DESCEND Act Passes House Natural Resources Committee

Last week, H.R. 5126, the Direct Enhancement of Snapper Conservation and the Economy through Novel Devices Act of 2019, better known as the DESCEND Act, unanimously passed out of the House of Representatives Committee on Natural Resources. 

The DESCEND Act will require commercial and recreational fishermen to possess a descending device or venting tool rigged and ready for use when fishing for reef fish in the Gulf of Mexico (Gulf). This legislation will improve post-release survival of reef fish in the Gulf. The DESCEND Act was introduced last November by Congressional Sportsmen’s Caucus (CSC) members Rep. Garret Graves (LA.), and Rep. Jared Huffman (CA). 

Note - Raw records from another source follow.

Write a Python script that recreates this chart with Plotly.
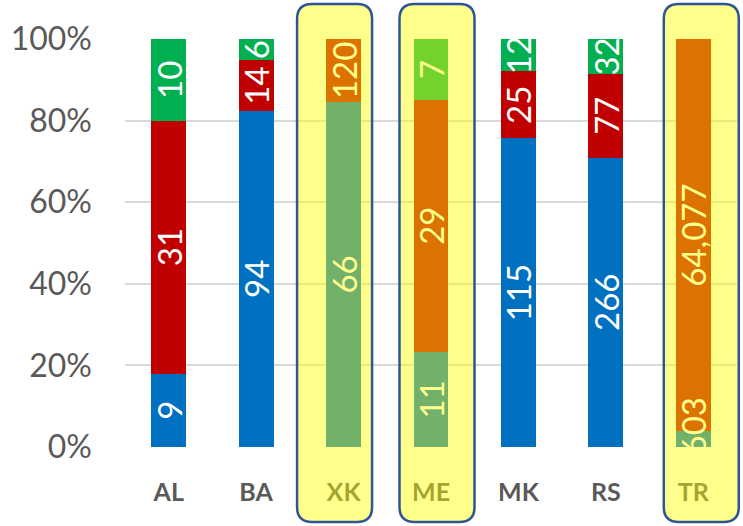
import plotly.graph_objects as go

categories = ["AL", "BA", "XK", "ME", "MK", "RS", "TR"]
blue_vals = [9, 94, 66, 11, 115, 266, 2603]
red_vals = [31, 14, 12, 29, 25, 77, 64077]
green_vals = [10, 6, 0, 7, 12, 32, 0]
blue_text = ["9", "94", "66", "11", "115", "266", "2,603"]
red_text = ["31", "14", "120", "29", "25", "77", "64,077"]
green_text = ["10", "6", "", "7", "12", "32", ""]
y_tick_vals = [0, 20, 40, 60, 80, 100]
y_tick_text = ["0%", "20%", "40%", "60%", "80%", "100%"]
highlighted = ["XK", "ME", "TR"]
# highlight box horizontal offset (px) from category centre, hand-drawn look
box_offsets = {"XK": -9, "ME": 6, "TR": 8}

W, H = 743, 526
ML, MR, MT, MB = 125, 6, 39, 79
PW = W - ML - MR
PH = H - MT - MB

FONT = "Lato"
GRAY = "#595959"

series = [(blue_vals, blue_text, "#0070C0"),
          (red_vals, red_text, "#C00000"),
          (green_vals, green_text, "#00B050")]

fig = go.Figure()
# coloured stacked bars
for vals, txt, col in series:
    fig.add_trace(go.Bar(
        x=categories, y=vals, marker=dict(color=col, line=dict(width=0)),
        hoverinfo="skip", showlegend=False, xaxis="x", yaxis="y",
    ))
# identical transparent stack on an overlaid subplot, carrying the labels on top
for vals, txt, col in series:
    fig.add_trace(go.Bar(
        x=categories, y=vals, text=txt,
        marker=dict(color="rgba(0,0,0,0)", line=dict(width=0)),
        textposition="inside", insidetextanchor="middle", textangle=-90,
        constraintext="none", texttemplate="%{text}",
        textfont=dict(family=FONT, size=33, color="white"),
        hoverinfo="skip", showlegend=False, xaxis="x2", yaxis="y2",
    ))

fig.update_layout(
    width=W, height=H, barmode="stack", barnorm="percent", bargap=0.6,
    margin=dict(l=ML, r=MR, t=MT, b=MB),
    paper_bgcolor="white", plot_bgcolor="white",
    font=dict(family=FONT, color=GRAY),
    xaxis=dict(range=[-0.5, 6.5], showgrid=False, showline=False, zeroline=False,
               tickfont=dict(family=FONT, size=25, color=GRAY, weight="bold"),
               ticklabelstandoff=28),
    yaxis=dict(range=[0, 100], tickmode="array", tickvals=y_tick_vals, ticktext=y_tick_text,
               showgrid=True, gridcolor="#D9D9D9", gridwidth=1.5, zeroline=False,
               showline=False, tickfont=dict(family=FONT, size=32, color=GRAY),
               ticklabelstandoff=32),
    xaxis2=dict(overlaying="x", range=[-0.5, 6.5], visible=False),
    yaxis2=dict(overlaying="y", range=[0, 100], visible=False),
)

# semi-transparent highlight boxes with rounded corners
bw, r = 75, 15
top_px, bot_px = 4, 522
for cat in highlighted:
    i = categories.index(cat)
    cx = ML + (i + 0.5) * PW / len(categories) + box_offsets[cat]
    x0p, x1p = cx - bw / 2, cx + bw / 2
    px = lambda v: (v - ML) / PW
    py = lambda v: (H - MB - v) / PH
    x0, x1 = px(x0p), px(x1p)
    y0, y1 = py(bot_px), py(top_px)
    rx, ry = r / PW, r / PH
    path = (f"M {x0+rx},{y1} L {x1-rx},{y1} Q {x1},{y1} {x1},{y1-ry} "
            f"L {x1},{y0+ry} Q {x1},{y0} {x1-rx},{y0} L {x0+rx},{y0} "
            f"Q {x0},{y0} {x0},{y0+ry} L {x0},{y1-ry} Q {x0},{y1} {x0+rx},{y1} Z")
    fig.add_shape(type="path", path=path, xref="paper", yref="paper",
                  fillcolor="rgba(255,255,0,0.45)",
                  line=dict(color="#2F5597", width=2.5), layer="above")

fig.write_html("out.html", config={"displayModeBar": False},
               post_script="document.body.style.margin='0';")
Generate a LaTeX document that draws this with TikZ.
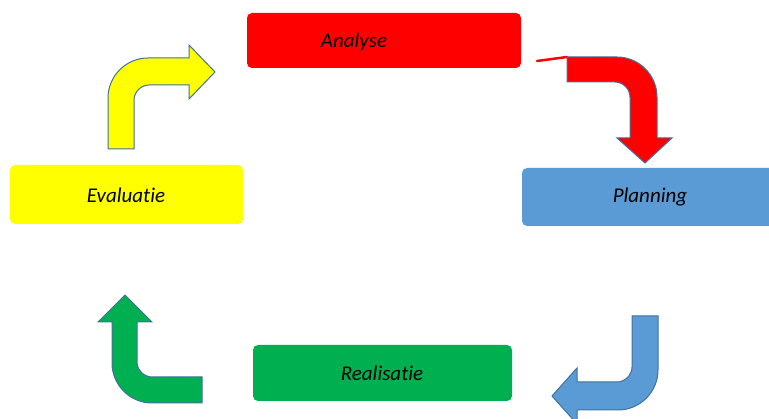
\documentclass[tikz,border=0pt]{standalone}
\usepackage{fontspec}
\setmainfont[RawFeature={-liga;-dlig;-clig}]{Carlito}
\definecolor{cred}{HTML}{FF0000}
\definecolor{cblue}{HTML}{5B9BD5}
\definecolor{cyellow}{HTML}{FFFF00}
\definecolor{cgreen}{HTML}{00B050}
\definecolor{cedge}{HTML}{41719C}
\begin{document}
\begin{tikzpicture}[x=1pt,y=-1pt,
  box/.style={rounded corners=5pt},
  lbl/.style={font=\fontsize{21}{24}\selectfont\itshape, text=black, inner sep=0pt},
  bent/.style={draw=cedge, line width=1pt, line join=miter}]
\useasboundingbox (0,0) rectangle (769,419);
% boxes
\fill[cred,box] (247,13) rectangle (521,68);
\fill[cblue,box] (522,168) rectangle (775,226);
\fill[cyellow,box] (10,165) rectangle (243,224);
\fill[cgreen,box] (253,345) rectangle (512,401);
\node[lbl] (analyse) at (354,42) {Analyse};
\node[lbl] (planning) at (650,197) {Planning};
\node[lbl] (evaluatie) at (126,195) {Evaluatie};
\node[lbl] (realisatie) at (382,373) {Realisatie};
% red arrow
\draw[cred, line width=2.5pt, line cap=round] (537,61) -- (567,57);
\draw[bent, fill=cred] (567,57) -- (617,57) .. controls (639,57) and (657,75) .. (657,97)
  -- (657,138) -- (672,138) -- (645,163) -- (617,138) -- (630,138) -- (630,97)
  .. controls (630,89) and (623,82) .. (615,82) -- (567,82) -- cycle;
% yellow arrow
\draw[bent, fill=cyellow] (108,149) -- (108,98) .. controls (108,76) and (126,58) .. (148,58)
  -- (189,58) -- (189,45) -- (215,72) -- (189,99) -- (189,85) -- (149,85)
  .. controls (141,85) and (134,92) .. (134,100) -- (134,149) -- cycle;
% blue arrow
\draw[bent, fill=cblue] (632,316) -- (658,316) -- (658,370) .. controls (658,392) and (640,410) .. (618,410)
  -- (577,410) -- (577,424) -- (552,396) -- (577,368) -- (577,382) -- (617,382)
  .. controls (625,382) and (632,375) .. (632,367) -- cycle;
% green arrow
\draw[bent, fill=cgreen] (202,377) -- (152,377) .. controls (144,377) and (137,370) .. (137,362)
  -- (137,322) -- (152,322) -- (125,295) -- (98,322) -- (112,322) -- (112,363)
  .. controls (112,385) and (130,403) .. (152,403) -- (202,403) -- cycle;
\end{tikzpicture}
\end{document}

Descending devices are important for fisheries because most fish have swim bladders, and when a fish swims up or down, the amount of gas in the swim bladder decreases or increases to maintain neutral buoyancy. Reef fish like red snapper, gray trigger fish, vermillion snapper, gag grouper, etc., are often caught near the bottom. When a fish is brought up to the surface rapidly, the decreasing external pressure of the water as they get shallower allows the gases in their body to expand more rapidly than the swim bladder can compensate, putting pressure on internal organs and increasing their buoyancy. When released, the increased internal pressure of the gases makes it difficult, if not impossible, to swim back down to their originating depth where their internal gases would return to equilibrium with the pressure of the surrounding water. 

Descending devices are non-invasive mechanisms that can quickly return fish to a depth using a weight and some sort of release. Venting tools actually puncture the abdomen wall (and swim bladder if not already ruptured) and allow gases to escape. While descending devices are preferred, especially for anglers not experienced with venting techniques, research has shown that using a venting tool does increase a fish’s chance of survival when caught from depth (typically great than 100 feet), especially for larger fish. 

By decreasing the number of reef fish that die after release, the use of these devices should lead to more fish to catch and healthier fisheries down the road. 

The DESCEND Act has also been introduced in the Senate by CSC members Sen. Bill Cassidy (LA) and Sen. Doug Jones (AL) where it currently awaits consideration by the Senate Committee on Commerce, Science, and Transportation. 

H.R. 5126 awaits further action in the House.